With the pressure of owning a home and rising house prices, millennials are turning to lie on mortgage applications, a new survey from Equifax suggests.
The credit rating agency found that 23% of millennials feel it’s acceptable to lie about their income on a mortgage application, double the 12% of the general population.
Nearly 1 in 5 (19%) of this group admitted to falsifying information on a loan application, compared to 12% of respondents overall. That’s up from 9% of all respondents in the same survey five years earlier.
Julie Kuzmic, director of consumer advocacy at Equifax Canada, suggests that the pressure to buy a home in some markets is causing millennials to be more open to mortgage fraud.
“People are concerned they might miss out, and if they don’t qualify for the home they’re hoping for, they may never be able to buy a home,” she told HuffPost Canada.
Homebuyers may all feel that lending standards are too tight, she added.
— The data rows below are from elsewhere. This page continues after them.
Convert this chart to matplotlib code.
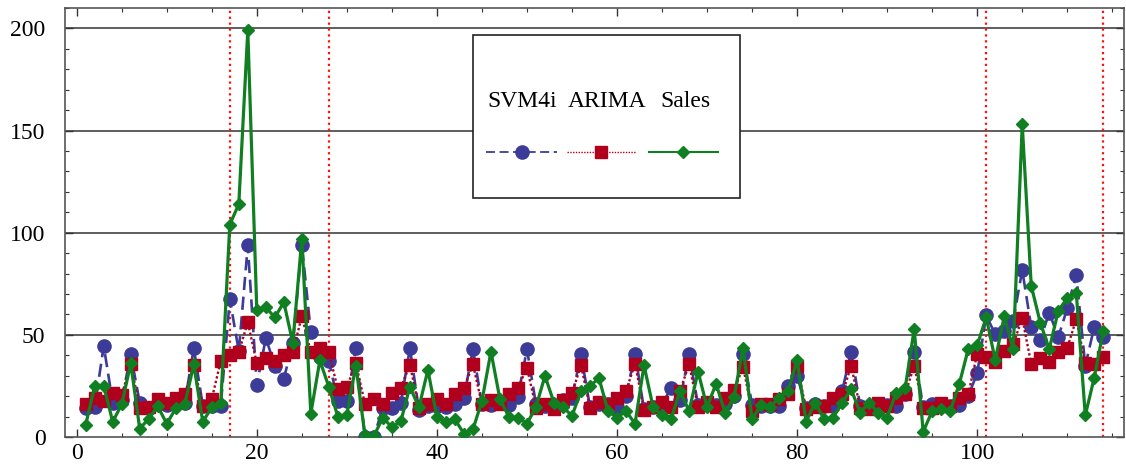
import matplotlib
matplotlib.use("Agg")
import matplotlib.pyplot as plt
from matplotlib.patches import Rectangle
from matplotlib.ticker import MultipleLocator

plt.rcParams['font.family'] = ['Liberation Serif', 'DejaVu Serif']

# weekly index
weeks = list(range(1, 115))

sales = [6, 25, 25, 7.5, 16, 36, 4, 9, 15, 6.5, 14, 16, 35.5, 7.5, 14.5, 16.5,
         104, 114, 199, 62, 63.5, 58.5, 66, 46, 97, 11.5, 37.5, 24.5, 10, 11,
         35, 1, 0.5, 9.5, 4.7, 7.8, 24.6, 14.5, 32.8, 9.8, 7.5, 8.7, 1.6, 3.7,
         17.6, 41.8, 18.5, 9.8, 9.5, 6.5, 14.7, 29.9, 16.8, 14.7, 10.3, 22.5,
         25, 28.8, 12.7, 9.5, 12.7, 6.5, 35.1, 14.7, 10.6, 8.7, 22.5, 12.7, 32,
         14.7, 26.1, 11.9, 19.6, 43.8, 8.7, 15.7, 14.7, 19.3, 22.5, 37.6, 7.5,
         16.8, 8.7, 9.5, 16.8, 23.4, 11.9, 16.8, 11.9, 9.5, 21.7, 23.9, 52.8,
         2.6, 12.7, 13.6, 12.7, 25.8, 43, 45, 58.5, 37.7, 59, 43, 153, 74, 56,
         43, 61.8, 68, 70.7, 10.6, 29.1, 52]

svm4i = [14, 14.7, 44.6, 16.8, 18, 40.5, 16.8, 14.4, 16, 15.5, 16.3, 16.8, 43.5,
         15.4, 15.4, 15.4, 67.5, 42, 93.8, 25.4, 48.4, 35, 28.5, 46, 94, 51.3,
         39, 37.3, 17.4, 17.4, 43.6, 0, 0, 14.4, 14.4, 16.8, 43.5, 13.4, 15.2,
         15.2, 14.7, 16, 19.3, 43, 16, 15.7, 16.8, 15.7, 19.8, 43, 16, 15, 14,
         18.1, 19.3, 40.5, 14.7, 16, 16.3, 14.7, 20.1, 40.8, 13.6, 14.7, 15.7,
         24.2, 18, 40.8, 15.7, 16, 15.7, 16, 20.1, 40.8, 15.7, 15.2, 15.2, 15.2,
         25, 29.9, 14.4, 16.3, 15.2, 15.2, 22.5, 41.8, 15.2, 14.7, 16.3, 15.7,
         15.2, 21.2, 41.8, 14.7, 16.3, 15.7, 15.2, 15.7, 20.1, 31.2, 59.5, 50.3,
         51.8, 57, 81.7, 53.8, 47.6, 60.9, 48.8, 63.1, 79.3, 34.8, 53.9, 49]

arima = [16, 19, 17.6, 21.3, 20.6, 35.6, 14.4, 14.9, 18.5, 16.4, 19.3, 20.9, 35.2,
         15, 18.6, 37.3, 40, 41.5, 56.2, 36, 38.8, 37.3, 40, 41.5, 59.2, 41.5,
         43.8, 41.5, 23.4, 24.4, 36.2, 16.3, 18.6, 16.3, 21.3, 24.2, 35.4, 14.4,
         16, 18.8, 16, 20.9, 23.9, 35.6, 16, 18.1, 16, 20.9, 23.9, 34, 14.4, 16,
         13.6, 18.1, 21.4, 35.1, 14.4, 17.2, 16, 19, 22.5, 35.9, 13.2, 14.7,
         17.2, 14.7, 22.5, 35.6, 14.7, 17.2, 14.7, 19.3, 22.9, 34.3, 12.7, 16.2,
         16, 18.5, 20.9, 34.8, 13.6, 14.7, 15.2, 19.3, 20.9, 34.8, 14.4, 13.6,
         16.8, 15.2, 19.3, 21.2, 34.8, 14.4, 14.4, 16.8, 15.2, 19.3, 20.9, 40.8,
         39.2, 36.6, 42.2, 45.4, 58.2, 35.7, 38.8, 36.6, 41.4, 43.6, 57.7, 36,
         35.7, 39]

# period boundaries
breaks = [17, 28, 101, 114]

blue = '#3d3b98'
red = '#b0001e'
green = '#0f7f22'

fig = plt.figure(figsize=(11.26, 4.7), dpi=100)
ax = fig.add_axes([65 / 1126, 1 - 437 / 470, 1059 / 1126, 429 / 470])

for b in breaks:
    ax.axvline(b, color='#ff1010', linestyle=':', linewidth=1.6, zorder=2)

for yv in [50, 100, 150, 200]:
    ax.axhline(yv, color='#333333', linewidth=1.1, zorder=1)

ax.plot(weeks, svm4i, color=blue, linestyle=(0, (5, 2.5)), linewidth=1.9,
        marker='o', markersize=9.5, zorder=3)
ax.plot(weeks, arima, color=red, linestyle=(0, (1, 1)), linewidth=1.7,
        marker='s', markersize=9, zorder=4)
ax.plot(weeks, sales, color=green, linestyle='-', linewidth=2.3,
        marker='D', markersize=6.5, zorder=5)

ax.set_xlim(-1.3, 116.3)
ax.set_ylim(0, 210)
ax.xaxis.set_major_locator(MultipleLocator(20))
ax.xaxis.set_minor_locator(MultipleLocator(5))
ax.yaxis.set_major_locator(MultipleLocator(50))
ax.yaxis.set_minor_locator(MultipleLocator(10))
ax.tick_params(which='both', direction='in', top=True, right=True,
               colors='#333333', labelcolor='black', labelsize=17)
ax.tick_params(which='major', length=6, width=1)
ax.tick_params(which='minor', length=3, width=0.8)
ax.tick_params(axis='y', which='major', pad=14)
ax.tick_params(axis='x', which='major', pad=4)
for s in ax.spines.values():
    s.set_color('#555555')
    s.set_linewidth(1.2)

# legend box with labels above the line samples
ax.add_patch(Rectangle((0.385, 0.557), 0.252, 0.38, transform=ax.transAxes,
                       facecolor='white', edgecolor='#222222', linewidth=1.2,
                       zorder=10))
entries = [('SVM4i', blue, (0, (5, 2.5)), 'o', 9.5, 1.3, 0.398, 0.465, 0.432),
           ('ARIMA', red, (0, (1, 1)), 's', 9, 1.0, 0.474, 0.539, 0.512),
           ('Sales', green, '-', 'D', 6.5, 1.5, 0.551, 0.617, 0.586)]
for label, c, ls, mk, ms, lw, x0, x1, xt in entries:
    ax.text(xt, 0.783, label, transform=ax.transAxes, ha='center',
            va='center', fontsize=17, zorder=11)
    ax.plot([x0, x1], [0.664, 0.664], transform=ax.transAxes, color=c,
            linestyle=ls, linewidth=lw, clip_on=False, zorder=11)
    ax.plot([(x0 + x1) / 2], [0.664], transform=ax.transAxes, color=c,
            marker=mk, markersize=ms, linestyle='none', clip_on=False, zorder=12)

fig.savefig('out.png', dpi=100)
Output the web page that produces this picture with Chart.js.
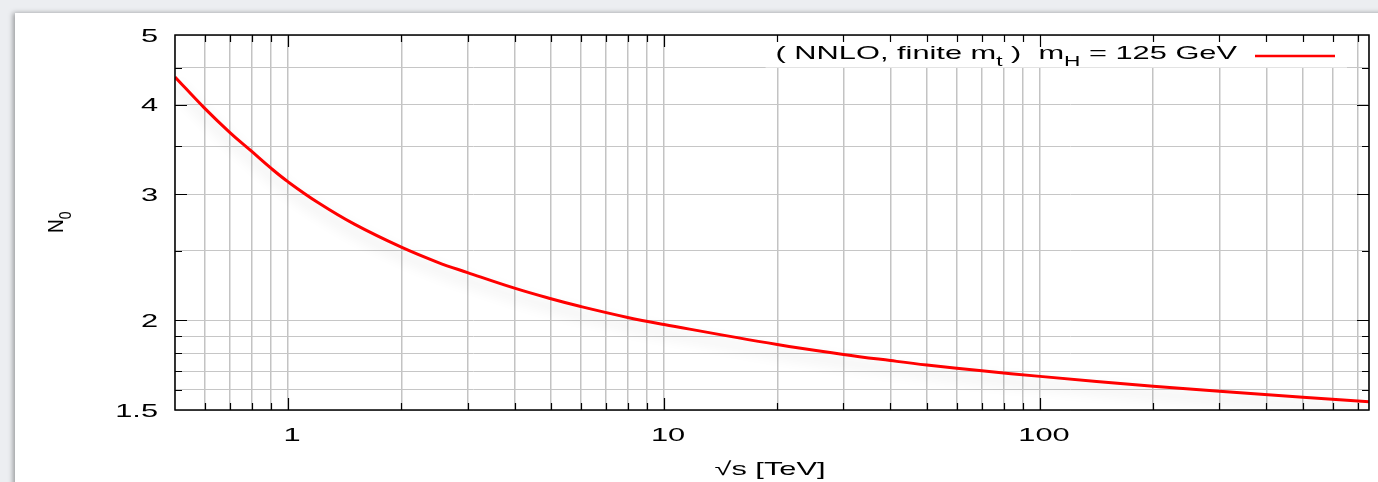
<!DOCTYPE html>
<html>
<head>
<meta charset="utf-8">
<script src="https://cdn.jsdelivr.net/npm/chart.js@4.4.1/dist/chart.umd.min.js"></script>
<style>
  html, body { margin: 0; padding: 0; width: 1378px; height: 482px; overflow: hidden; background: #eceef1; }
  #sheet { position: absolute; left: 15px; top: 13px; width: 1400px; height: 500px; background: #fff;
           box-shadow: -2px 0 5px rgba(0,0,0,0.35); }
  #plot { position: absolute; left: 0; top: 0; }
</style>
</head>
<body>
<div id="sheet"></div>
<canvas id="plot" width="1378" height="482"></canvas>
<script>
// sqrt(s) in TeV and the corresponding N0 values
const sqrtS = [0.5, 0.6, 0.7, 0.8, 0.9, 1, 1.2, 1.5, 2, 2.5, 3, 4, 5, 6, 8, 10, 20, 30, 40, 50, 70, 100, 200, 300, 500, 750];
const n0    = [4.37, 3.95, 3.655, 3.44, 3.26, 3.12, 2.92, 2.724, 2.53, 2.41, 2.332, 2.218, 2.144, 2.091, 2.019, 1.974,
               1.851, 1.793, 1.758, 1.733, 1.701, 1.671, 1.619, 1.593, 1.563, 1.54];

// axis ranges, grid positions and labelled ticks
const xRange = [0.5, 750];
const yRange = [1.5, 5];
const xGrid = [0.5, 0.6, 0.7, 0.8, 0.9, 1, 2, 3, 4, 5, 6, 7, 8, 9, 10, 20, 30, 40, 50, 60, 70, 80, 90, 100, 200, 300, 400, 500, 600, 700, 750];
const yGrid = [1.5, 1.6, 1.7, 1.8, 1.9, 2, 2.5, 3, 3.5, 4, 4.5, 5];
const xLabels = [1, 10, 100];
const yLabels = [1.5, 2, 3, 4, 5];

const seriesLabel = [["( NNLO, finite m", false], ["t", true], [" )  m", false], ["H", true], [" = 125 GeV", false]];
const xTitle = "√s [TeV]";
const yTitle = [["N", false], ["0", true]];

const FONT = '"Liberation Sans", Arial, Helvetica, sans-serif';
const SX = 1.62;          // horizontal stretch of the lettering
const FS = 19;            // main font size
const SUB = 14;           // subscript font size
const SUB_DY = 7;         // subscript drop

function runWidth(ctx, parts) {
  let w = 0;
  for (const [s, sub] of parts) {
    ctx.font = (sub ? SUB : FS) + 'px ' + FONT;
    w += ctx.measureText(s).width;
  }
  return w;
}

// draws text runs (with subscripts) starting at local origin, baseline alphabetic
function drawRuns(ctx, parts) {
  let x = 0;
  ctx.textAlign = 'left';
  ctx.textBaseline = 'alphabetic';
  for (const [s, sub] of parts) {
    ctx.font = (sub ? SUB : FS) + 'px ' + FONT;
    ctx.fillText(s, x, sub ? SUB_DY : 0);
    x += ctx.measureText(s).width;
  }
}

function stretchedText(ctx, str, x, y, align) {
  ctx.save();
  ctx.font = FS + 'px ' + FONT;
  ctx.textBaseline = 'alphabetic';
  ctx.textAlign = align;
  ctx.translate(x, y);
  ctx.scale(SX, 1);
  ctx.fillText(str, 0, 0);
  ctx.restore();
}

const lineShadow = {
  id: 'lineShadow',
  beforeDatasetDraw(chart) {
    const ctx = chart.ctx;
    ctx.save();
    ctx.shadowColor = 'rgba(0,0,0,0.16)';
    ctx.shadowBlur = 14;
    ctx.shadowOffsetY = 8;
  },
  afterDatasetDraw(chart) { chart.ctx.restore(); }
};

const frameAndText = {
  id: 'frameAndText',
  afterDraw(chart) {
    const ctx = chart.ctx;
    const a = chart.chartArea;
    const xs = chart.scales.x, ys = chart.scales.y;

    // key box with the series label and its line sample
    const sampleR = 1335, sampleL = 1255, textR = 1237, keyBase = 59;
    ctx.save();
    const tw = runWidth(ctx, seriesLabel) * SX;
    ctx.fillStyle = '#ffffff';
    ctx.fillRect(textR - tw - 10, a.top + 1, sampleR + 12 - (textR - tw - 10), 67.5 - a.top - 1);
    ctx.fillStyle = '#000';
    ctx.translate(textR - tw, keyBase);
    ctx.scale(SX, 1);
    drawRuns(ctx, seriesLabel);
    ctx.restore();
    ctx.save();
    ctx.strokeStyle = '#ff0000';
    ctx.lineWidth = 2.5;
    ctx.beginPath();
    ctx.moveTo(sampleL, 56);
    ctx.lineTo(sampleR, 56);
    ctx.stroke();
    ctx.restore();

    // frame
    ctx.save();
    ctx.strokeStyle = '#000';
    ctx.lineWidth = 1.5;
    ctx.strokeRect(a.left, a.top, a.right - a.left, a.bottom - a.top);

    // inward tick marks on all four sides
    ctx.lineWidth = 1.2;
    ctx.beginPath();
    for (const v of xGrid) {
      if (v <= xRange[0] || v >= xRange[1]) continue;
      const px = Math.round(xs.getPixelForValue(v)) + 0.5;
      const len = xLabels.includes(v) ? 12 : 7;
      ctx.moveTo(px, a.bottom); ctx.lineTo(px, a.bottom - len);
      ctx.moveTo(px, a.top); ctx.lineTo(px, a.top + len);
    }
    for (const v of yGrid) {
      if (v <= yRange[0] || v >= yRange[1]) continue;
      const py = Math.round(ys.getPixelForValue(v)) + 0.5;
      const len = yLabels.includes(v) ? 12 : 7;
      ctx.moveTo(a.left, py); ctx.lineTo(a.left + len, py);
      ctx.moveTo(a.right, py); ctx.lineTo(a.right - len, py);
    }
    ctx.stroke();
    ctx.restore();

    // tick labels
    ctx.save();
    ctx.fillStyle = '#000';
    for (const v of yLabels) {
      stretchedText(ctx, String(v), 158, ys.getPixelForValue(v) + 6.8, 'right');
    }
    for (const v of xLabels) {
      stretchedText(ctx, String(v), xs.getPixelForValue(v) + 4, 441, 'center');
    }

    // axis titles
    stretchedText(ctx, xTitle, (a.left + a.right) / 2 - 2, 475, 'center');

    ctx.translate(63, 233);
    ctx.scale(1.15, 1);
    ctx.rotate(-Math.PI / 2);
    drawRuns(ctx, yTitle);
    ctx.restore();
  }
};

new Chart(document.getElementById('plot'), {
  type: 'line',
  data: {
    datasets: [{
      data: sqrtS.map((x, i) => ({ x, y: n0[i] })),
      borderColor: '#ff0000',
      borderWidth: 3,
      pointRadius: 0,
      fill: false,
      tension: 0.4
    }]
  },
  options: {
    responsive: false,
    animation: false,
    devicePixelRatio: 1,
    layout: { padding: { left: 0, right: 9, top: 35, bottom: 0 } },
    plugins: { legend: { display: false }, tooltip: { enabled: false } },
    scales: {
      x: {
        type: 'logarithmic',
        min: xRange[0], max: xRange[1],
        afterBuildTicks: s => { s.ticks = xGrid.map(v => ({ value: v })); },
        afterFit: s => { s.height = 72; },
        grid: { color: '#c3c3c3', lineWidth: 1.5, drawTicks: false },
        border: { display: false },
        ticks: { display: false }
      },
      y: {
        type: 'logarithmic',
        min: yRange[0], max: yRange[1],
        afterBuildTicks: s => { s.ticks = yGrid.map(v => ({ value: v })); },
        afterFit: s => { s.width = 175; },
        grid: { color: '#c6c6c6', lineWidth: 1, drawTicks: false },
        border: { display: false },
        ticks: { display: false }
      }
    }
  },
  plugins: [lineShadow, frameAndText]
});
</script>
</body>
</html>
“People might see themselves as a responsible borrower, they may feel lender guidelines are too strict, that they would be fine carrying a higher amount of debt,” Kuzmic said.
Many respondents – 48% - agreed that Canada’s mortgage stress test should be loosened, compared to 34% who want to keep it as is, the survey found.
Kuzmic says that higher levels of debt mean higher levels of risk.
“One of the things that don’t occur to people right away is the risk of higher interest rates … There is (also) a risk that the person will have unexpected expenses, that homeownership turns out to be more expensive than they expected … and that’s not to include some of the more catastrophic events like job loss or health issues.”
A large majority – 78% - believe the government should help homebuyers, with 70% saying the focus should be on first-time homebuyers.